Desert Island Discs is 80 years old and to celebrate this milestone the BBC has planned an event unprecedented in the show’s long history. It is also one that will surely have its creator and original presenter, Roy Plomley, spinning in his grave. Desert Island Discs Live will take place at London’s Palladium over three nights later this month with host Lauren Lavern in conversation with celebrity guests Russell T. Davies, Katherine Ryan, Lemn Sissay, Ellie Simmonds, Dara Ó Briain, Sue Perkins ‘and more to be announced’.
The whole charm of the show, and the reason for its longevity, is its intimacy
If this sounds like your sort of thing then it’s not too late to book – there is, at the time of writing, a whole raft of tickets still available from between £44 and £92. It is perhaps surprising that a show which gets an audience in the millions has so far failed to sell out a venue with a capacity of just 2,000. Perhaps its because regular DID listeners know it is an extraordinarily bad idea.

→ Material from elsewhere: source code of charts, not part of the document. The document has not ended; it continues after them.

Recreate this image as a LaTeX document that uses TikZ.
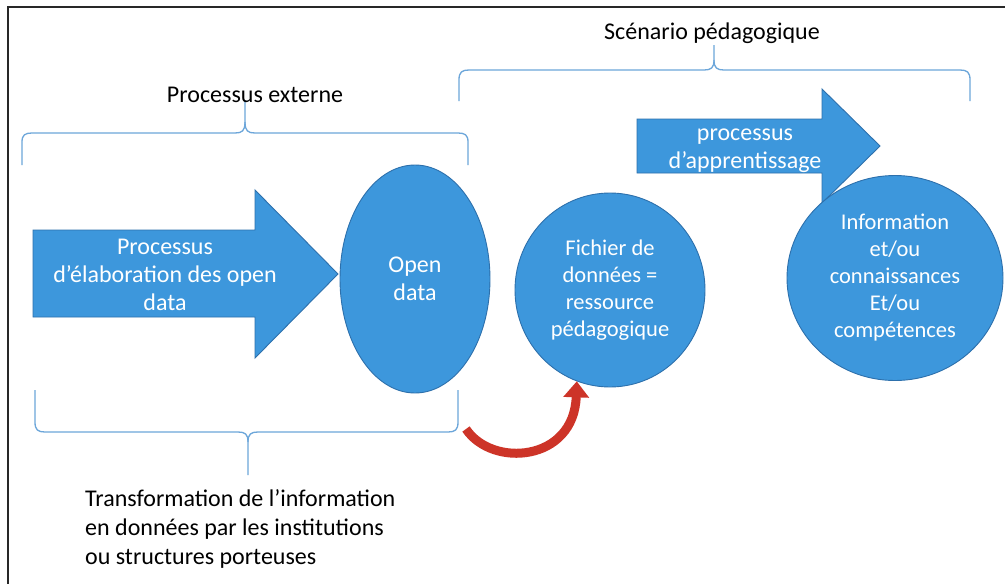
\documentclass[tikz,border=0pt]{standalone}
\usepackage{fontspec}
\setmainfont{Carlito}
\usetikzlibrary{shapes.geometric,arrows.meta}
\definecolor{shapeblue}{RGB}{61,151,220}
\definecolor{shapeedge}{RGB}{45,112,172}
\definecolor{bracecol}{RGB}{108,166,218}
\definecolor{arrowred}{RGB}{205,52,40}
\definecolor{framecol}{RGB}{40,40,40}
\begin{document}
\begin{tikzpicture}[x=1pt,y=-1pt,
  blueshape/.style={fill=shapeblue, draw=shapeedge, line width=0.9pt},
  bubble/.style={blueshape, ellipse, inner sep=0pt, text=white, align=center,
    font=\fontsize{22.5}{27}\selectfont},
  whitetext/.style={text=white, align=center, inner sep=0pt,
    font=\fontsize{24}{28}\selectfont},
  bracestyle/.style={draw=bracecol, line width=1.3pt},
  caption/.style={font=\fontsize{24}{29}\selectfont, text=black, inner sep=0pt},
  redarrow/.style={draw=arrowred, line width=9pt, -{Triangle[width=25pt,length=16pt]}}
]
\useasboundingbox (0,0) rectangle (1005,584);
\fill[white] (0,0) rectangle (1005,584);
\draw[framecol, line width=2pt] (8,584) -- (8,7) -- (1005,7);

% braces
\draw[bracestyle] (22,165) -- (22,142) .. controls (22,135) and (25,133) .. (32,133) -- (235,133) .. controls (242,133) and (245,131) .. (245,122) -- (245,100);
\draw[bracestyle] (245,122) .. controls (245,131) and (248,133) .. (255,133) -- (458,133) .. controls (465,133) and (468,135) .. (468,142) -- (468,165);

\draw[bracestyle] (459,101) -- (459,80) .. controls (459,72) and (462,70) .. (469,70) -- (704,70) .. controls (711,70) and (714,68) .. (714,60) -- (714,45);
\draw[bracestyle] (714,60) .. controls (714,68) and (717,70) .. (724,70) -- (960,70) .. controls (967,70) and (970,72) .. (970,80) -- (970,101);

\draw[bracestyle] (35,390) -- (35,422) .. controls (35,430) and (38,432) .. (45,432) -- (238,432) .. controls (245,432) and (248,434) .. (248,442) -- (248,475);
\draw[bracestyle] (248,442) .. controls (248,434) and (251,432) .. (258,432) -- (448,432) .. controls (455,432) and (458,430) .. (458,422) -- (458,390);

% labels
\node[caption] (ext) at (255,95) {Processus externe};
\node[caption] (scen) at (712,33) {Scénario pédagogique};
\node[caption, align=left, anchor=west] (transf) at (85,529)
  {Transformation de l’information\\en données par les institutions\\ou structures porteuses};

% left big arrow
\draw[blueshape] (33,230) -- (255,230) -- (255,190) -- (338,274) -- (255,358) -- (255,317) -- (33,317) -- cycle;
\node[whitetext] (elab) at (165,275) {Processus\\d’élaboration des open\\data};

% open data
\node[bubble, minimum width=150pt, minimum height=228pt,
  font=\fontsize{24}{28}\selectfont] (open) at (415,279) {Open\\data};

% top arrow
\draw[blueshape] (637,119) -- (822,119) -- (822,89) -- (880,146) -- (822,203) -- (822,173) -- (637,173) -- cycle;
\node[whitetext] (appr) at (745,151) {processus\\d’apprentissage};

% circles
\node[bubble, minimum width=190pt, minimum height=194pt] (fich) at (610,290) {Fichier de\\données =\\ressource\\pédagogique};
\node[bubble, minimum width=216pt, minimum height=205pt] (info) at (895,278) {Information\\et/ou\\connaissances\\Et/ou\\compétences};

% red curved arrow
\coordinate (rt) at (466,429);
\draw[redarrow] (rt) .. controls (492,468) and (574,462) .. (fich.250);
\end{tikzpicture}
\end{document}
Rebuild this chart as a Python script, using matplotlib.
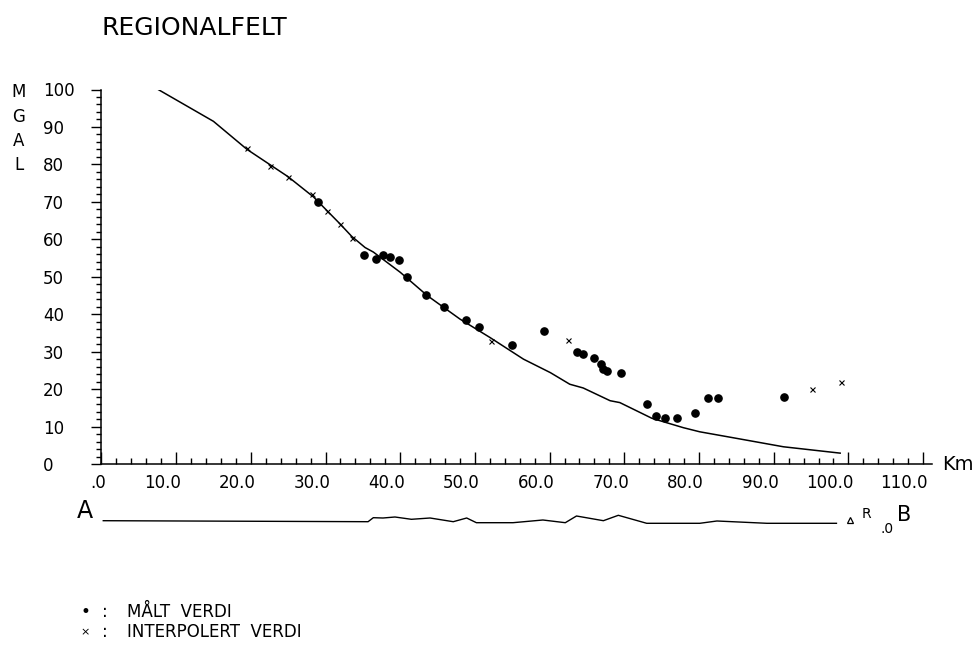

The whole charm of the show, and the reason for its longevity, is its intimacy. The programme captures the sense of solitude and reflection that being cast away, alone, might bring. The host then gently encourages to share those feelings – with the music selections both articulating and puncturing the intimacy. Desert Island Discs whispers rather than shouts. The studio becomes a confessional.
We listeners don’t necessarily want guests to break down but it’s certainly memorable when they do. One thinks of Ian Wright on his inspirational school teacher, Ade Edmondson on the death of his comedy partner Rik Mayall, Richard E. Grant on how broken he was by the death of his wife, Stephen Graham on having been suicidal, Lemn Sissay on being cruelly taken from his mother. Will Sissay, who is on the DID Live bill, be asked to recreate this emoting on stage?
Lauren Laverne, whose previous broadcasting career had been more in the ‘Hello Glastonbury!’ vein, initially seemed to lack the lightness-of-touch that had characterised her masterful predecessors in the DID chair, Sue Lawley and then Kirsty Young. But she has got better over the last six years and now consistently strikes the right tone – a quiet one.
By putting DID in front of a live audience, it will surely lose this. DID Live will, inevitably, be more akin to a chat show where hoary anecdotes are wheeled out for laughs and cheers rather than a thoughtful, unscripted conversation, one-on-one.
This seems to have been reflected in the choice of guests: there is no unheralded Scottish judge or volcanologist here, it’s pure showbiz, all TV entertainers and performative celebs. Furthermore, all of the guests announced so far have already been on the show. While it’s not unprecedented for guests to appear more than once, they never record another show within a couple of years. All six of these DID Live guests have been interviewed recently, making this, in a sense, another BBC repeat.
It’s not like the producers needed to do this. DID couldn’t be any more loved. It’s regularly the most searched item on the catch-up service BBC Sounds. An expert panel five years ago voted it the best radio show ever. And it’s not even the 80th anniversary at all, not really. Perhaps fittingly for a show about being marooned on a desert island, they have missed that boat. It’s not even in the year of the 80th anniversary. The first DID was in January 1942. The live show is over two years late. So why this? Why now?
Well, the announcement of the Palladium shows came just months after DID became one of several radio crown jewels shows – along with the consistently brilliant Melvyn Bragg-fronted In Our Time – which were moved under the control of BBC Studios, the commercial wing of the corporation. In other words, they wanted to monetise the show’s popularity.
There you have it: its new controllers are using the feeble excuse of the 82nd-and-a-bit anniversary of DID to test the water for turning it into a proper live event earner in the vein of Gardeners’ World with no doubt merch and all the rest. If all this is judged a success – assessed on financial terms, of course, rather than on whether it truly enhances the brand – they’ll surely take DID to Latitude in the summer, perhaps even to Glastonbury, which would be full circle for Laverne.
Please don’t let that happen. This is a precious national institution. Just as you wouldn’t get planning permission to significantly alter a listed building, you should have some respect for heritage radio shows. Leave Desert Island Discs alone.